Friday, March 13, 2009

Creating in Chaos

When life is uncertain (when isn't it?) creative responses to the world can seem confusing or futile. Well-known terrain, once solid, dissolves into watery currents. Old maps don't trace present, fluid movements. Time-tested tricks don't do the trick. Flailing about just makes choppy waters choppier. Suddenly, at sea, it's sink or swim. Other than "to be or not to be," the question is how to swim in ways that turn breakdown into breakthrough. 

For thousands of years, the old wise guys and wise women left clues to navigating uncertainty in sacred art and architecture. The geometry, iconography, and spatial forms they left behind are vital manuals for traveling wisely through a mysterious world. One example is the image above. I came across this painting of Christ creating the universe in an out of the way church in Toledo, Spain. I'd looked at reproductions of similar images before, but I didn't really see it until that day in Toledo. In the painting, Christ stoops over the firmament, plants the point of his architect's compass into chaos and carefully swings the arc of a circle, transforming formlessness into form. 

What I appreciate about this image is the universal depiction of design growing from the undesigned; that taking a humble stance and carefully drawing energies from the void is the sustainable process of creating organic order.
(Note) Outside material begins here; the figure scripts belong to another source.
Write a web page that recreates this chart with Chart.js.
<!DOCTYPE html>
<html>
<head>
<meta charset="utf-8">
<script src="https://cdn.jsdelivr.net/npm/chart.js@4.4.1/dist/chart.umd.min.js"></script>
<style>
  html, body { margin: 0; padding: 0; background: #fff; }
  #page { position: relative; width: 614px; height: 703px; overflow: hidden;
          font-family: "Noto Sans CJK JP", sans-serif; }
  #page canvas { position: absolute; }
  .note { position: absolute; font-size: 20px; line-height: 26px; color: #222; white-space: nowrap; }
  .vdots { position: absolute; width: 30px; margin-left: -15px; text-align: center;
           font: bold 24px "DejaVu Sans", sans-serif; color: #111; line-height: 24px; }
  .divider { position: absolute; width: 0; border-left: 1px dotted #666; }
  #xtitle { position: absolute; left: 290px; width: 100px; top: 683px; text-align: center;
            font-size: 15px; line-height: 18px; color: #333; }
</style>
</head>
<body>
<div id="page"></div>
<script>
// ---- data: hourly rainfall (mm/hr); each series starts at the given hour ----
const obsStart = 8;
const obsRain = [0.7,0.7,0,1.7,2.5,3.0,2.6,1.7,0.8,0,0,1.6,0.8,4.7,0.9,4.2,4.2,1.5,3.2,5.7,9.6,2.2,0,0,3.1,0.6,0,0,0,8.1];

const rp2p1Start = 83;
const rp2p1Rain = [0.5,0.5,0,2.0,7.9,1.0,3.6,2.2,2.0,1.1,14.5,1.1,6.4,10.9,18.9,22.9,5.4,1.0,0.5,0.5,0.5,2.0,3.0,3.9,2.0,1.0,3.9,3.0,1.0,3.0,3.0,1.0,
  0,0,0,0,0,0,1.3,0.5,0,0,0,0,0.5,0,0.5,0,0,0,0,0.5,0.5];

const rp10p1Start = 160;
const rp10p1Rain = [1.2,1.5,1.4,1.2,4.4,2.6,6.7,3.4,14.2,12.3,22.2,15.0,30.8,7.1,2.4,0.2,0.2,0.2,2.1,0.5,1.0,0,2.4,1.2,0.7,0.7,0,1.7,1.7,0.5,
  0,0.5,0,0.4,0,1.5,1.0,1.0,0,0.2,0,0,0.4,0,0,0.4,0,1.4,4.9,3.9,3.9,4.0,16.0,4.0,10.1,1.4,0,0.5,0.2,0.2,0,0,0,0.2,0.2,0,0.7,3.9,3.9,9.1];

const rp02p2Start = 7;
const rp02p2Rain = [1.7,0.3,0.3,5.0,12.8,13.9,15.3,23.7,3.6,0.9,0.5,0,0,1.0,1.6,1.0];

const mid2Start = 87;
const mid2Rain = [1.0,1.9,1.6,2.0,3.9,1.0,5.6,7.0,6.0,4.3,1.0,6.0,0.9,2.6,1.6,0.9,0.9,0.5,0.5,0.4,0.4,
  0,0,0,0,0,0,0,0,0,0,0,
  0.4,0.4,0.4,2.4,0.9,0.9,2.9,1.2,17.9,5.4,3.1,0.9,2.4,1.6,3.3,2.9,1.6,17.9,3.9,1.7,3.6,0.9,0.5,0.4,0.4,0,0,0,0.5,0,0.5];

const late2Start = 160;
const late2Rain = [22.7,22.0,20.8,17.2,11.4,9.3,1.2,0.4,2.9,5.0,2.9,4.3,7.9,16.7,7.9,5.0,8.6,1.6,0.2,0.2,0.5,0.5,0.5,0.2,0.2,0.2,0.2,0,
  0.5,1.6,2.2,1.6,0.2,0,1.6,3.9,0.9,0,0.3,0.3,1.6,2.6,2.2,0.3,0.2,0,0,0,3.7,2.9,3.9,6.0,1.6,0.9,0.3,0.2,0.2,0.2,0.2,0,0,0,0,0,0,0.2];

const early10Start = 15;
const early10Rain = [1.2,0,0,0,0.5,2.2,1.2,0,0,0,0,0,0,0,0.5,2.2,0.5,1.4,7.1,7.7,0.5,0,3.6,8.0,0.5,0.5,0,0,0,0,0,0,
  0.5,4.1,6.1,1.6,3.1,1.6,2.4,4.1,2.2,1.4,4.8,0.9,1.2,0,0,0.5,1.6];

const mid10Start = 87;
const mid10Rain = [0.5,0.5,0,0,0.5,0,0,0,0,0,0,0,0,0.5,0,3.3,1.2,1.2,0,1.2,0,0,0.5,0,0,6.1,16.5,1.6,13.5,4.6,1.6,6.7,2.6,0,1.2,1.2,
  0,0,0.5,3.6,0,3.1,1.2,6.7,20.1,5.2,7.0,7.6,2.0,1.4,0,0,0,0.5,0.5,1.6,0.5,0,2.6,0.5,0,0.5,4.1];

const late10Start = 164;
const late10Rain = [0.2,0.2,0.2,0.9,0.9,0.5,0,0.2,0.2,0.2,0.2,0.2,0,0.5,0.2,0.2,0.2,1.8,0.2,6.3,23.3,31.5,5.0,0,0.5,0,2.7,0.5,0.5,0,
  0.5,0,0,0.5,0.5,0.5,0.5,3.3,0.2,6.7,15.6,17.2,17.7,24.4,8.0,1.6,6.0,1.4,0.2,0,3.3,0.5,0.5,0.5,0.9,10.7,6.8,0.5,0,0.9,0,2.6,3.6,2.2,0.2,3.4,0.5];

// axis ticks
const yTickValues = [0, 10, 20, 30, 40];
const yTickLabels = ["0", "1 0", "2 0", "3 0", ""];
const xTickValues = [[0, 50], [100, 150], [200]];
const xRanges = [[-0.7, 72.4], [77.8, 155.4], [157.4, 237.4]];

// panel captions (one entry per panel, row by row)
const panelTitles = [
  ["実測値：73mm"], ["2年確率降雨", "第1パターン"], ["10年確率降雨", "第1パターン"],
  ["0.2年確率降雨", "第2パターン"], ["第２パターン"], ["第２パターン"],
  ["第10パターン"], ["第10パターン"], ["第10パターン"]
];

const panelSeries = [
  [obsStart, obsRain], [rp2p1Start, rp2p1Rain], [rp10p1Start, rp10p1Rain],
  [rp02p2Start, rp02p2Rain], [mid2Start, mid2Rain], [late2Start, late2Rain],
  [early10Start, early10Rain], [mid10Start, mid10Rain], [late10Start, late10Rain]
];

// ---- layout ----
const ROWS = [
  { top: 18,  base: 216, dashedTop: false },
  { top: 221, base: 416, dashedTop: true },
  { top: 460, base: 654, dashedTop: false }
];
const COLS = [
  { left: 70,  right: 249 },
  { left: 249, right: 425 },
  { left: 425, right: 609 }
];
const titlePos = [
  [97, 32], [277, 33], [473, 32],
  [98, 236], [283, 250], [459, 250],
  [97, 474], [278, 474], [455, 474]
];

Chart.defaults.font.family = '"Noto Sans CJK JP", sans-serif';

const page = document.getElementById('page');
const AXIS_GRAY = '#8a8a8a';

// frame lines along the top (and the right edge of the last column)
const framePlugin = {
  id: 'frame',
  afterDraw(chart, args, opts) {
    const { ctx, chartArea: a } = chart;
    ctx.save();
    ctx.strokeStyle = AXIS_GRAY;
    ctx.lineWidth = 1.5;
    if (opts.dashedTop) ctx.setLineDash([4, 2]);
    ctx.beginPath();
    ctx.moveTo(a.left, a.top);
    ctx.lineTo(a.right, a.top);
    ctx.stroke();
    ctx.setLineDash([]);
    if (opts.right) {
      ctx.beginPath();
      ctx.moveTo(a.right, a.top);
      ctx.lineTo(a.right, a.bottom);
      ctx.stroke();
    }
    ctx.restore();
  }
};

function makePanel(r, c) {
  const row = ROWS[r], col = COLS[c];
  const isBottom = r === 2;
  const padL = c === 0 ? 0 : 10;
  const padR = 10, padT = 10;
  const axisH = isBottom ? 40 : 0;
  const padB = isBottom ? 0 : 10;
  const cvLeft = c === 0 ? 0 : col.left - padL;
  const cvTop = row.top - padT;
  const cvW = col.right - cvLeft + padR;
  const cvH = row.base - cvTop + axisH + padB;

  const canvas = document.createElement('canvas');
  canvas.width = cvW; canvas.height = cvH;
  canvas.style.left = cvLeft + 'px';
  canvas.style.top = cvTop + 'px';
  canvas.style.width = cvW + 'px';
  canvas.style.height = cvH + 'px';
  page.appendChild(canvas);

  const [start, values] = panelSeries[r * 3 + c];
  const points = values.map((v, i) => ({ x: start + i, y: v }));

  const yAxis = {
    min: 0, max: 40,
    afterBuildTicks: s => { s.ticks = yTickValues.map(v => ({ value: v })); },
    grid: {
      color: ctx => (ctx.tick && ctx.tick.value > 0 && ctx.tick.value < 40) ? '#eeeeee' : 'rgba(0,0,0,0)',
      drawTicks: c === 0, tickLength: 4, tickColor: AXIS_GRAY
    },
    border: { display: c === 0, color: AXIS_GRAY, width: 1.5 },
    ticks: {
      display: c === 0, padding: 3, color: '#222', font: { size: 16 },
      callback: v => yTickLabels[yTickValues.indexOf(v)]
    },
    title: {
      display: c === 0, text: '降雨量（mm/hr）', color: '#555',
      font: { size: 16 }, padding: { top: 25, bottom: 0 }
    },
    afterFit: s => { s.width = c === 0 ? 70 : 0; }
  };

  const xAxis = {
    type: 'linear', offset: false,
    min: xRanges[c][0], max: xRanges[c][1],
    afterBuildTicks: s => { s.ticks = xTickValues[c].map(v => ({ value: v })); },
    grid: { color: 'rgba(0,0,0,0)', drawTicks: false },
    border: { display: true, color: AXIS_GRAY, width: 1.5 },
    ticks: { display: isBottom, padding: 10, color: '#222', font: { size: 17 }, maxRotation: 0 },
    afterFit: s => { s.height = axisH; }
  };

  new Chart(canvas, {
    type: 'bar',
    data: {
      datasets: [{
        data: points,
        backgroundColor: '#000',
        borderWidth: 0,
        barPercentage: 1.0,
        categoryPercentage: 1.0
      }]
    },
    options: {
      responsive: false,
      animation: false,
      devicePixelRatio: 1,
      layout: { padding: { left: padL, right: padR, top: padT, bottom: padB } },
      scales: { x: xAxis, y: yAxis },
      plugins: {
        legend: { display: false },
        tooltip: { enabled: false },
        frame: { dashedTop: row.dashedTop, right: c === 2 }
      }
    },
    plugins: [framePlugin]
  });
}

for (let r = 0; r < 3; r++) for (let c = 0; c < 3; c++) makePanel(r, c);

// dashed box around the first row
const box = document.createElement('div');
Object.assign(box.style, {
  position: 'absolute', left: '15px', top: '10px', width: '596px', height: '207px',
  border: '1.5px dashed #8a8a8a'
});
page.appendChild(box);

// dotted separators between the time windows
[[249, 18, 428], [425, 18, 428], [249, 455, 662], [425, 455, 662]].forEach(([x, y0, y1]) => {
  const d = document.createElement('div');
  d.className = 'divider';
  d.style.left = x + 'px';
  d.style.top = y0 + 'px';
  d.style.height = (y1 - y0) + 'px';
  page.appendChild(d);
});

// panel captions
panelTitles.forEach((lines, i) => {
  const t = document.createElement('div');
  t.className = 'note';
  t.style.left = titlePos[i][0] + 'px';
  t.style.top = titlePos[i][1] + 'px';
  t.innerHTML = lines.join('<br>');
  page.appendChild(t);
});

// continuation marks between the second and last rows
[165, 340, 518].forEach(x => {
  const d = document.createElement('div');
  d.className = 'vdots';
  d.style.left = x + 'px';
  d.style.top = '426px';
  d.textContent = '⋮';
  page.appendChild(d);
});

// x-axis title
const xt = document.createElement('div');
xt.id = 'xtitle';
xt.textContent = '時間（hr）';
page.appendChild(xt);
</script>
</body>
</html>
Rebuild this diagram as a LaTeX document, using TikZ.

It also reminds me that orderly structures that try to contain and suppress chaos will be swept away by shifting tides. On the other hand, structures arising from chaos have the support of its endless vitality.

For me, the uncertain times we're passing though call for the wise response indicated by this painting. That response is, wherever I'm swimming in my day, plant the point of my compass in the swirling currents and swing the arcs of design arising from that momentless moment in that placeless place. What flows into form may not be what I expected, but its vitality and particular design seem to provide just the right stepless step in the next phase of my course through the world.  

1 comment:

  1. Well stated. I also like how the unexpected can divert life, almost on a day-to-day basis. In spite of trying to navigate the chaos with our most well-laid plans, we can sidetrack to any number of paths, influenced by necessity, curiosity, synchronicity, fear, suggestion, and accident. In our quest for order, these forays into chaos are what provide the spice of life.